Bonjour
J'apprécie beaucoup cet auteur, tant sa plume que son pinceau.
Bien évidemment, sa série phare est
Airborne 44, une succession de 5 diptyques qui raconte la Bataille des Ardennes, à travers le regard de différents protagonistes.
Les histoires sont profondément émouvantes. Elles racontent l'horreur de la guerre et le courage des soldats et des civils face à la barbarie. Les fins sont généralement heureuses ce qui n'est pas évident vu l’importance de cette bataille où 60 000 combattants ont disparu ou ont été tués. Seul le quatrième diptyque, d'ailleurs le moins réussi, fait exception à cette règle.
L'arrière plan historique est solide et irréprochable.
Philippe Jarbinet a recours à la technique de la couleur directe et ses aquarelles sont splendides. L'auteur habite les Ardennes et il sublime les paysage de sa contrée pour mieux nous les présenter.
Qui dit guerre dit souvent homme. Or, je trouve que le scénariste apporte au traditionnel reportage de guerre un regard féministe. Ses héroïnes, civiles ou militaires, portent très haut les couleurs de la cause féminine et sans que cela soit outrancier. Joanne, la figue de proue des tomes 3 et 4, est une belle personnalité. Face à un conflit destructeur, elle va trouver en elle des forces immenses qui lui permettront de réconcilier l'irréconciliable et surtout de recréer la vie.
Le tome 10 d'
Airborne 44, deuxième et dernier volet du diptyque consacré aux soldats afro-américains vient juste de sortir. Qu'en penser ?
Nous avons laissé les deux héros, Virgil, le jazzman noir, et Jared, le propriétaire terrien blanc, perdus derrière la ligne de front. Cet opus les voit regagner l'armée américaine et engager le combat dans l’hiver glacé de 1944-1945. Ces deux hommes que le passé et la condition sociale opposent vont se rapprocher progressivement jusqu'à devenir des amis. Le cliché des camarades de combat est quelque peu rebattu et je préfère lui substituer celui de l'école de la vie et de l'union sacrée face aux difficultés.
Jarbinet aborde avec beaucoup de délicatesse le sujet du racisme, sans aucune lourdeur. Il ne recourt pas à un discours moralisateur et ne condamne pas. Il se contente d'exposer les faits, aussi durs soit-ils, et il laisse le lecteur raisonner et aboutir à la conclusion évidente. Quoiqu'il en soit, on ne peut que s'interroger et admirer les soldats afro-américains qui combattaient doublement, les nazis bien évidemment, mais aussi le mépris de certains certains "blancs".
J'ai aussi beaucoup apprécié l'utilisation des lettres que Virgil envoie à son amie de Paris. Elles rythment la narration, apportent un certain recul comme dans un roman épistolaire.

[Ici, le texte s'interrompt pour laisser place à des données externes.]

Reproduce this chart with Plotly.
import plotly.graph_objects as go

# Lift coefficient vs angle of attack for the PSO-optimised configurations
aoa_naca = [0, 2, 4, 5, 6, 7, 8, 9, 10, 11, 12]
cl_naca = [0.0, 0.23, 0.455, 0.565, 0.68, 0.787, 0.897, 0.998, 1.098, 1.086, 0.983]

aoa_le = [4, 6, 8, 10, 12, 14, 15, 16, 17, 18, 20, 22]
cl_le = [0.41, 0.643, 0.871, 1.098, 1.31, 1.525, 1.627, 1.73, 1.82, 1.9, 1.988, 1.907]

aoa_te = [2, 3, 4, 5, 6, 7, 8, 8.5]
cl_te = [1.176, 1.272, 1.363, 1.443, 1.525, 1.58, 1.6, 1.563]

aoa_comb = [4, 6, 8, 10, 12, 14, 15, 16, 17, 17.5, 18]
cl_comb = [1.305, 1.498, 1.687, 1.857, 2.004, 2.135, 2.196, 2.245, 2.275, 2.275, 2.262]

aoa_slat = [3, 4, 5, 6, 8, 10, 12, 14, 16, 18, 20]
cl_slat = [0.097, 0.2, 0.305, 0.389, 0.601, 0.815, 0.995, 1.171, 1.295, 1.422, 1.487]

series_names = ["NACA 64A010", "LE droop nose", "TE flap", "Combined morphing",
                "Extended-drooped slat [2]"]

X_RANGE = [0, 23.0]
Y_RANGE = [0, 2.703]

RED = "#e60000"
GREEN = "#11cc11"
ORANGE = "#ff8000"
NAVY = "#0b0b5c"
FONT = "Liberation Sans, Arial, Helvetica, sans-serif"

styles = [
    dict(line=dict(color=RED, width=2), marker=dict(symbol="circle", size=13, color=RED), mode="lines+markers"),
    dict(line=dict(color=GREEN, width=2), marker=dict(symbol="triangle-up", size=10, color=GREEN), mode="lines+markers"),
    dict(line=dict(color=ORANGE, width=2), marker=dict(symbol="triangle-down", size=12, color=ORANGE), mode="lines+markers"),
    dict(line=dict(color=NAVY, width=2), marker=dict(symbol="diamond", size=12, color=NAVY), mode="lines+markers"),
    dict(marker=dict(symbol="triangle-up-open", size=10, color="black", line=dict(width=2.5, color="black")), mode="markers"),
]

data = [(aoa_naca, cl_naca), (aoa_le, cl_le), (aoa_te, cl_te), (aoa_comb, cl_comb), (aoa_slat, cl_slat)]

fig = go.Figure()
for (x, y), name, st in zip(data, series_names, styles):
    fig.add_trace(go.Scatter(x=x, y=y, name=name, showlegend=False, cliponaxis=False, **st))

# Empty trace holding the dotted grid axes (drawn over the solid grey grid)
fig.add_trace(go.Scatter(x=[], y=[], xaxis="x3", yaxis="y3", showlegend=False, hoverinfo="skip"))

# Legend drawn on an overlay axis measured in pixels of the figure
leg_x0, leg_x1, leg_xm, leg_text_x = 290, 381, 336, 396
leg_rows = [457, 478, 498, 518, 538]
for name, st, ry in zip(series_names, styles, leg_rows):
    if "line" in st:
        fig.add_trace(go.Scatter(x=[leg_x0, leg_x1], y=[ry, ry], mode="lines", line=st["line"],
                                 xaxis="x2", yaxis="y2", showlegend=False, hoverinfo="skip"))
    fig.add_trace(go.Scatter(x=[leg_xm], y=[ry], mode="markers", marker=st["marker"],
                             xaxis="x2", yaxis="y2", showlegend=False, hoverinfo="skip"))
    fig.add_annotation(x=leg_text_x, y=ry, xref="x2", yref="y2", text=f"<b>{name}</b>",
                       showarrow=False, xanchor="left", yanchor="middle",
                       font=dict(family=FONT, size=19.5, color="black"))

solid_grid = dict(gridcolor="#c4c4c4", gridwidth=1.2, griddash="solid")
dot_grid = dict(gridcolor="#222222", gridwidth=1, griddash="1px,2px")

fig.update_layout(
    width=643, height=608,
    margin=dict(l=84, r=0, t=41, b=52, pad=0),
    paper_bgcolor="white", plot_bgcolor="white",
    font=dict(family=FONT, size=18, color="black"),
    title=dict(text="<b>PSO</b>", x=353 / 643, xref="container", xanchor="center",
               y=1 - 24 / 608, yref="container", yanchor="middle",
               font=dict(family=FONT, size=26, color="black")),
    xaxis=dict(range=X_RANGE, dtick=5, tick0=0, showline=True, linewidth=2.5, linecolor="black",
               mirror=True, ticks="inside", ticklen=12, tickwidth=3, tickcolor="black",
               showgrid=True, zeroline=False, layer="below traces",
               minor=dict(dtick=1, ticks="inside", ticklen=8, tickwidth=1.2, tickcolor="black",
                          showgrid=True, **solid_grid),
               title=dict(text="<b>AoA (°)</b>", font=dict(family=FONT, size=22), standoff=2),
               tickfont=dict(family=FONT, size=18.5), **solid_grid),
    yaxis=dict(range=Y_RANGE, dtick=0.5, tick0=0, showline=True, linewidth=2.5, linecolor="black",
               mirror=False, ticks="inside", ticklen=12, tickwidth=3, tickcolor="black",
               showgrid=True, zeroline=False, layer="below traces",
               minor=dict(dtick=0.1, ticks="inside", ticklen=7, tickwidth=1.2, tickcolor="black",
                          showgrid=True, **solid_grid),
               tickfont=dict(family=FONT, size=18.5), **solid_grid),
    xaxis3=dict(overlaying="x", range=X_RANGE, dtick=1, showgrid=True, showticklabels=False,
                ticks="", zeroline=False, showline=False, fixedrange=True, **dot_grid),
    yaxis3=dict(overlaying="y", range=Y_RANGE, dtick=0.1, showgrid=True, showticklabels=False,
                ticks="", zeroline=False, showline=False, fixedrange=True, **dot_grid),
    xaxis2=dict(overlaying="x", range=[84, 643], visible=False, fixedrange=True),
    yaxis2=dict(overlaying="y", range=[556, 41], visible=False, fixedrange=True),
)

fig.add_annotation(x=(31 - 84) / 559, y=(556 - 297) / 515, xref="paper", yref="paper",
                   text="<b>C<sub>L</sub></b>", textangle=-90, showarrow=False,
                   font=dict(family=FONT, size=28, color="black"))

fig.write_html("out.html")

Une très belle idée
.
Côté graphisme, la maîtrise du dessinateur est totale. Il restitue les paysages enneigés avec une virtuosité et un réalisme puissants. On s'y croirait. Si, tome après tome, les visages de Jarbinet se sont un peu trop simplifiés, a contrario, la qualité des décors progressent. Et bien évidemment, les couleurs sont d'une beauté époustouflante, un mélange de douceur aquarellée et de froideur hivernale. Du grand art. Je me permettrais pour conclure ce paragraphe de faire un zoom sur la couverture de la BD où la carnation des visages de Virgile et de Jared est presque la même. Un très beau signe.
Au final, ce sera donc un
EEEE. Ce dixième opus apparaît d'une meilleure tenue que les derniers tomes, un peu en perte de vitesse. On peut aussi saluer l'arrière plan de ce diptyque, que ce soit la chanson de jazz ou encore l'utilisation de faits réels.